**EXERCISE**:
Transcribe the listing that follows in full, omitting pictures.

== SUPPLIED INFORMATION

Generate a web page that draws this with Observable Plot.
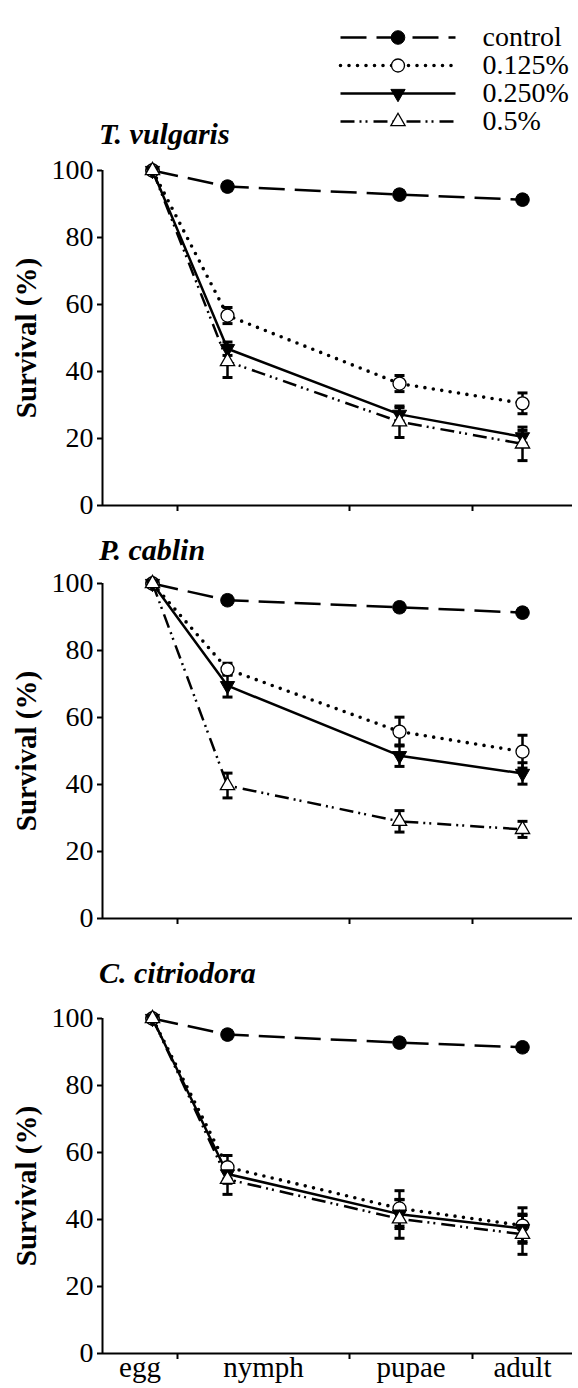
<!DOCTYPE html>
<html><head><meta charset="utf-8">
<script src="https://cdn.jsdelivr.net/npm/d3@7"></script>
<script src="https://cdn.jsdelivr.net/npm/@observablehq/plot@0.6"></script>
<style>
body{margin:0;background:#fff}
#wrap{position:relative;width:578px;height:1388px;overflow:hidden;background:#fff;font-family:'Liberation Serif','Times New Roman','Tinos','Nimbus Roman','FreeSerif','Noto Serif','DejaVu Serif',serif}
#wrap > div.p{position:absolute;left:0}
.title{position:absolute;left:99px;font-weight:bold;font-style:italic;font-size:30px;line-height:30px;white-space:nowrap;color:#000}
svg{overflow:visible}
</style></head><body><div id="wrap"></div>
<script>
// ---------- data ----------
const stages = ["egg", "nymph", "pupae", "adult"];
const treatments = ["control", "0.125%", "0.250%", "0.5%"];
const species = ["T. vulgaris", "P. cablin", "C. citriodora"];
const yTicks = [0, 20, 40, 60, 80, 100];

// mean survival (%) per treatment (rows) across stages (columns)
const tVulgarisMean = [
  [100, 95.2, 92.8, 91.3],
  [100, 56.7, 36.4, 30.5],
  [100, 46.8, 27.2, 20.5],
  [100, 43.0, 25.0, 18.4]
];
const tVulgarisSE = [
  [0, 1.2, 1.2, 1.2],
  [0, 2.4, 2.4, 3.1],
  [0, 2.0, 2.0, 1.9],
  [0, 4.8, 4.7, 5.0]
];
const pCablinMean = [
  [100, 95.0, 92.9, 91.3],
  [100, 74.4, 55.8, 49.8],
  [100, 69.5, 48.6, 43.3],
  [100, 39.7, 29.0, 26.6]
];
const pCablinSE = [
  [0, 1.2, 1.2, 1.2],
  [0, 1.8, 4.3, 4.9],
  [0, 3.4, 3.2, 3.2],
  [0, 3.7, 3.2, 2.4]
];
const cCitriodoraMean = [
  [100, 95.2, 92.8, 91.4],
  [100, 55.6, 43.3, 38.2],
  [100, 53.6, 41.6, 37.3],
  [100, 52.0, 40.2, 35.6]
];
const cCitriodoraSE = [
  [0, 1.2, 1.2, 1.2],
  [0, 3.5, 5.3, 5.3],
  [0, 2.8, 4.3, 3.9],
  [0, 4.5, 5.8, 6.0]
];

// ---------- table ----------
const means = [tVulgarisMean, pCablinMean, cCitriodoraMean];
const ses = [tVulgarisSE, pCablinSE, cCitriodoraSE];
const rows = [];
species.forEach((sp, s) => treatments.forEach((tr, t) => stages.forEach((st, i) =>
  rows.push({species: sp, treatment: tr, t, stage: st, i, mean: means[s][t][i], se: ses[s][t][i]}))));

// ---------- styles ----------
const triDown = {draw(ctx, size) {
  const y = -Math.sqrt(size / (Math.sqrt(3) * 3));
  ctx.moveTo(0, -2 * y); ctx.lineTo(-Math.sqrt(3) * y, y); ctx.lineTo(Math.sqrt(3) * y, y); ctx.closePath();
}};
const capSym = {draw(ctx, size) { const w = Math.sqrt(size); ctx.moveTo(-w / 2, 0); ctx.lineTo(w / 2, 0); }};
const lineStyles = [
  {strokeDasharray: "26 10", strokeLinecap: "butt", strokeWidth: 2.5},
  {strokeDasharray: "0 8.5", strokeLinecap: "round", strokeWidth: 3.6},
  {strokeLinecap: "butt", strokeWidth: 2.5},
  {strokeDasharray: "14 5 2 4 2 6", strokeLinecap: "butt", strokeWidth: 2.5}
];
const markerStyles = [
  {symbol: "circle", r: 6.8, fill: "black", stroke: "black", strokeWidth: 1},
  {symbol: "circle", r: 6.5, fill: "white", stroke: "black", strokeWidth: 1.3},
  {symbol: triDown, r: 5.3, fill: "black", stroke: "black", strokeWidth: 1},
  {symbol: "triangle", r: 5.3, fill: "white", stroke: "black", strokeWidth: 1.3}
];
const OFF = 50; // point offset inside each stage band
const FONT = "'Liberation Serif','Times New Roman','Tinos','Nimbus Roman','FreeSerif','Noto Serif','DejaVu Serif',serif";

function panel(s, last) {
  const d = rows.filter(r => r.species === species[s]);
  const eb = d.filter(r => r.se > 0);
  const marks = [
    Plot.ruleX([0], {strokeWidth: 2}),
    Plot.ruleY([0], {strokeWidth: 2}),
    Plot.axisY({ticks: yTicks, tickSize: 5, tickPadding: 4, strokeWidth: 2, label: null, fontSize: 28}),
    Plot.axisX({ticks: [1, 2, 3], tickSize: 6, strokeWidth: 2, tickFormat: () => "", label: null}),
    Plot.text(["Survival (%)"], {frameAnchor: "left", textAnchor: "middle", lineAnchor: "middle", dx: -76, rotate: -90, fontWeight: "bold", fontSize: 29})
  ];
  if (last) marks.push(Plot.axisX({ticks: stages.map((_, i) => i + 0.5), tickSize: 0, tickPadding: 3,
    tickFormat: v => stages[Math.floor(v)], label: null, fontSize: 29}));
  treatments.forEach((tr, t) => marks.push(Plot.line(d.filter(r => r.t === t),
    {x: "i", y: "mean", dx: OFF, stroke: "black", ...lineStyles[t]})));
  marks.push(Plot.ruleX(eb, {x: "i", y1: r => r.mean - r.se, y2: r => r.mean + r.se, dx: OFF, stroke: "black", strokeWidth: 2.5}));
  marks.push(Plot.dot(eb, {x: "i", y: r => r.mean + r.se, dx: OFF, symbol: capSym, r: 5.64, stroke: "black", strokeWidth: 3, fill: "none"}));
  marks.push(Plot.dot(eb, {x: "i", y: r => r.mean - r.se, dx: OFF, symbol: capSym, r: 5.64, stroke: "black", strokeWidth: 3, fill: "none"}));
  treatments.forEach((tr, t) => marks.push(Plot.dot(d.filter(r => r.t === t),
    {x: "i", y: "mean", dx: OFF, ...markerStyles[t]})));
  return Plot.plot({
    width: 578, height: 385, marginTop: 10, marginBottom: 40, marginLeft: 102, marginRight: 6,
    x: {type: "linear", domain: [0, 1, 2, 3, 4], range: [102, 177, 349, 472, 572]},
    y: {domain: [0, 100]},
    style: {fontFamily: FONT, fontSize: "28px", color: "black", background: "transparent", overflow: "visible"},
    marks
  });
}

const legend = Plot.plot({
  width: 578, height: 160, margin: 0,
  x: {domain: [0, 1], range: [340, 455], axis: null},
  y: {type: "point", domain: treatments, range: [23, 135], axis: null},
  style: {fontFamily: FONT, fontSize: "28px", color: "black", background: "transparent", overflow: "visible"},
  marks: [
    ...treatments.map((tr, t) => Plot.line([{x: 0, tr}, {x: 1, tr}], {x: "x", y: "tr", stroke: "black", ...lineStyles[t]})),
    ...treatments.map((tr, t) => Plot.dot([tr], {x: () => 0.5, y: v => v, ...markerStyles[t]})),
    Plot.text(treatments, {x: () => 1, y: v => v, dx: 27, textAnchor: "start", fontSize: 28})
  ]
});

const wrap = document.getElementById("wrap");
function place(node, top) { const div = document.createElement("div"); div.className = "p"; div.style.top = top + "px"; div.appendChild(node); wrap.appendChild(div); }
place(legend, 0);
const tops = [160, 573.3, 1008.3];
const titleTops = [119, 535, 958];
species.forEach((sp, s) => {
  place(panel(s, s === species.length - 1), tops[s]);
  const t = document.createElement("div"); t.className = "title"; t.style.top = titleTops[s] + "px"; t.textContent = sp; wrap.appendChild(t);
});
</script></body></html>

====

**REPLY TO THE EXERCISE**:
Generate a web page that draws this with Observable Plot.
<!DOCTYPE html>
<html><head><meta charset="utf-8">
<script src="https://cdn.jsdelivr.net/npm/d3@7"></script>
<script src="https://cdn.jsdelivr.net/npm/@observablehq/plot@0.6"></script>
<style>
body{margin:0;background:#fff}
#wrap{position:relative;width:578px;height:1388px;overflow:hidden;background:#fff;font-family:'Liberation Serif','Times New Roman','Tinos','Nimbus Roman','FreeSerif','Noto Serif','DejaVu Serif',serif}
#wrap > div.p{position:absolute;left:0}
.title{position:absolute;left:99px;font-weight:bold;font-style:italic;font-size:30px;line-height:30px;white-space:nowrap;color:#000}
svg{overflow:visible}
</style></head><body><div id="wrap"></div>
<script>
// ---------- data ----------
const stages = ["egg", "nymph", "pupae", "adult"];
const treatments = ["control", "0.125%", "0.250%", "0.5%"];
const species = ["T. vulgaris", "P. cablin", "C. citriodora"];
const yTicks = [0, 20, 40, 60, 80, 100];

// mean survival (%) per treatment (rows) across stages (columns)
const tVulgarisMean = [
  [100, 95.2, 92.8, 91.3],
  [100, 56.7, 36.4, 30.5],
  [100, 46.8, 27.2, 20.5],
  [100, 43.0, 25.0, 18.4]
];
const tVulgarisSE = [
  [0, 1.2, 1.2, 1.2],
  [0, 2.4, 2.4, 3.1],
  [0, 2.0, 2.0, 1.9],
  [0, 4.8, 4.7, 5.0]
];
const pCablinMean = [
  [100, 95.0, 92.9, 91.3],
  [100, 74.4, 55.8, 49.8],
  [100, 69.5, 48.6, 43.3],
  [100, 39.7, 29.0, 26.6]
];
const pCablinSE = [
  [0, 1.2, 1.2, 1.2],
  [0, 1.8, 4.3, 4.9],
  [0, 3.4, 3.2, 3.2],
  [0, 3.7, 3.2, 2.4]
];
const cCitriodoraMean = [
  [100, 95.2, 92.8, 91.4],
  [100, 55.6, 43.3, 38.2],
  [100, 53.6, 41.6, 37.3],
  [100, 52.0, 40.2, 35.6]
];
const cCitriodoraSE = [
  [0, 1.2, 1.2, 1.2],
  [0, 3.5, 5.3, 5.3],
  [0, 2.8, 4.3, 3.9],
  [0, 4.5, 5.8, 6.0]
];

// ---------- table ----------
const means = [tVulgarisMean, pCablinMean, cCitriodoraMean];
const ses = [tVulgarisSE, pCablinSE, cCitriodoraSE];
const rows = [];
species.forEach((sp, s) => treatments.forEach((tr, t) => stages.forEach((st, i) =>
  rows.push({species: sp, treatment: tr, t, stage: st, i, mean: means[s][t][i], se: ses[s][t][i]}))));

// ---------- styles ----------
const triDown = {draw(ctx, size) {
  const y = -Math.sqrt(size / (Math.sqrt(3) * 3));
  ctx.moveTo(0, -2 * y); ctx.lineTo(-Math.sqrt(3) * y, y); ctx.lineTo(Math.sqrt(3) * y, y); ctx.closePath();
}};
const capSym = {draw(ctx, size) { const w = Math.sqrt(size); ctx.moveTo(-w / 2, 0); ctx.lineTo(w / 2, 0); }};
const lineStyles = [
  {strokeDasharray: "26 10", strokeLinecap: "butt", strokeWidth: 2.5},
  {strokeDasharray: "0 8.5", strokeLinecap: "round", strokeWidth: 3.6},
  {strokeLinecap: "butt", strokeWidth: 2.5},
  {strokeDasharray: "14 5 2 4 2 6", strokeLinecap: "butt", strokeWidth: 2.5}
];
const markerStyles = [
  {symbol: "circle", r: 6.8, fill: "black", stroke: "black", strokeWidth: 1},
  {symbol: "circle", r: 6.5, fill: "white", stroke: "black", strokeWidth: 1.3},
  {symbol: triDown, r: 5.3, fill: "black", stroke: "black", strokeWidth: 1},
  {symbol: "triangle", r: 5.3, fill: "white", stroke: "black", strokeWidth: 1.3}
];
const OFF = 50; // point offset inside each stage band
const FONT = "'Liberation Serif','Times New Roman','Tinos','Nimbus Roman','FreeSerif','Noto Serif','DejaVu Serif',serif";

function panel(s, last) {
  const d = rows.filter(r => r.species === species[s]);
  const eb = d.filter(r => r.se > 0);
  const marks = [
    Plot.ruleX([0], {strokeWidth: 2}),
    Plot.ruleY([0], {strokeWidth: 2}),
    Plot.axisY({ticks: yTicks, tickSize: 5, tickPadding: 4, strokeWidth: 2, label: null, fontSize: 28}),
    Plot.axisX({ticks: [1, 2, 3], tickSize: 6, strokeWidth: 2, tickFormat: () => "", label: null}),
    Plot.text(["Survival (%)"], {frameAnchor: "left", textAnchor: "middle", lineAnchor: "middle", dx: -76, rotate: -90, fontWeight: "bold", fontSize: 29})
  ];
  if (last) marks.push(Plot.axisX({ticks: stages.map((_, i) => i + 0.5), tickSize: 0, tickPadding: 3,
    tickFormat: v => stages[Math.floor(v)], label: null, fontSize: 29}));
  treatments.forEach((tr, t) => marks.push(Plot.line(d.filter(r => r.t === t),
    {x: "i", y: "mean", dx: OFF, stroke: "black", ...lineStyles[t]})));
  marks.push(Plot.ruleX(eb, {x: "i", y1: r => r.mean - r.se, y2: r => r.mean + r.se, dx: OFF, stroke: "black", strokeWidth: 2.5}));
  marks.push(Plot.dot(eb, {x: "i", y: r => r.mean + r.se, dx: OFF, symbol: capSym, r: 5.64, stroke: "black", strokeWidth: 3, fill: "none"}));
  marks.push(Plot.dot(eb, {x: "i", y: r => r.mean - r.se, dx: OFF, symbol: capSym, r: 5.64, stroke: "black", strokeWidth: 3, fill: "none"}));
  treatments.forEach((tr, t) => marks.push(Plot.dot(d.filter(r => r.t === t),
    {x: "i", y: "mean", dx: OFF, ...markerStyles[t]})));
  return Plot.plot({
    width: 578, height: 385, marginTop: 10, marginBottom: 40, marginLeft: 102, marginRight: 6,
    x: {type: "linear", domain: [0, 1, 2, 3, 4], range: [102, 177, 349, 472, 572]},
    y: {domain: [0, 100]},
    style: {fontFamily: FONT, fontSize: "28px", color: "black", background: "transparent", overflow: "visible"},
    marks
  });
}

const legend = Plot.plot({
  width: 578, height: 160, margin: 0,
  x: {domain: [0, 1], range: [340, 455], axis: null},
  y: {type: "point", domain: treatments, range: [23, 135], axis: null},
  style: {fontFamily: FONT, fontSize: "28px", color: "black", background: "transparent", overflow: "visible"},
  marks: [
    ...treatments.map((tr, t) => Plot.line([{x: 0, tr}, {x: 1, tr}], {x: "x", y: "tr", stroke: "black", ...lineStyles[t]})),
    ...treatments.map((tr, t) => Plot.dot([tr], {x: () => 0.5, y: v => v, ...markerStyles[t]})),
    Plot.text(treatments, {x: () => 1, y: v => v, dx: 27, textAnchor: "start", fontSize: 28})
  ]
});

const wrap = document.getElementById("wrap");
function place(node, top) { const div = document.createElement("div"); div.className = "p"; div.style.top = top + "px"; div.appendChild(node); wrap.appendChild(div); }
place(legend, 0);
const tops = [160, 573.3, 1008.3];
const titleTops = [119, 535, 958];
species.forEach((sp, s) => {
  place(panel(s, s === species.length - 1), tops[s]);
  const t = document.createElement("div"); t.className = "title"; t.style.top = titleTops[s] + "px"; t.textContent = sp; wrap.appendChild(t);
});
</script></body></html>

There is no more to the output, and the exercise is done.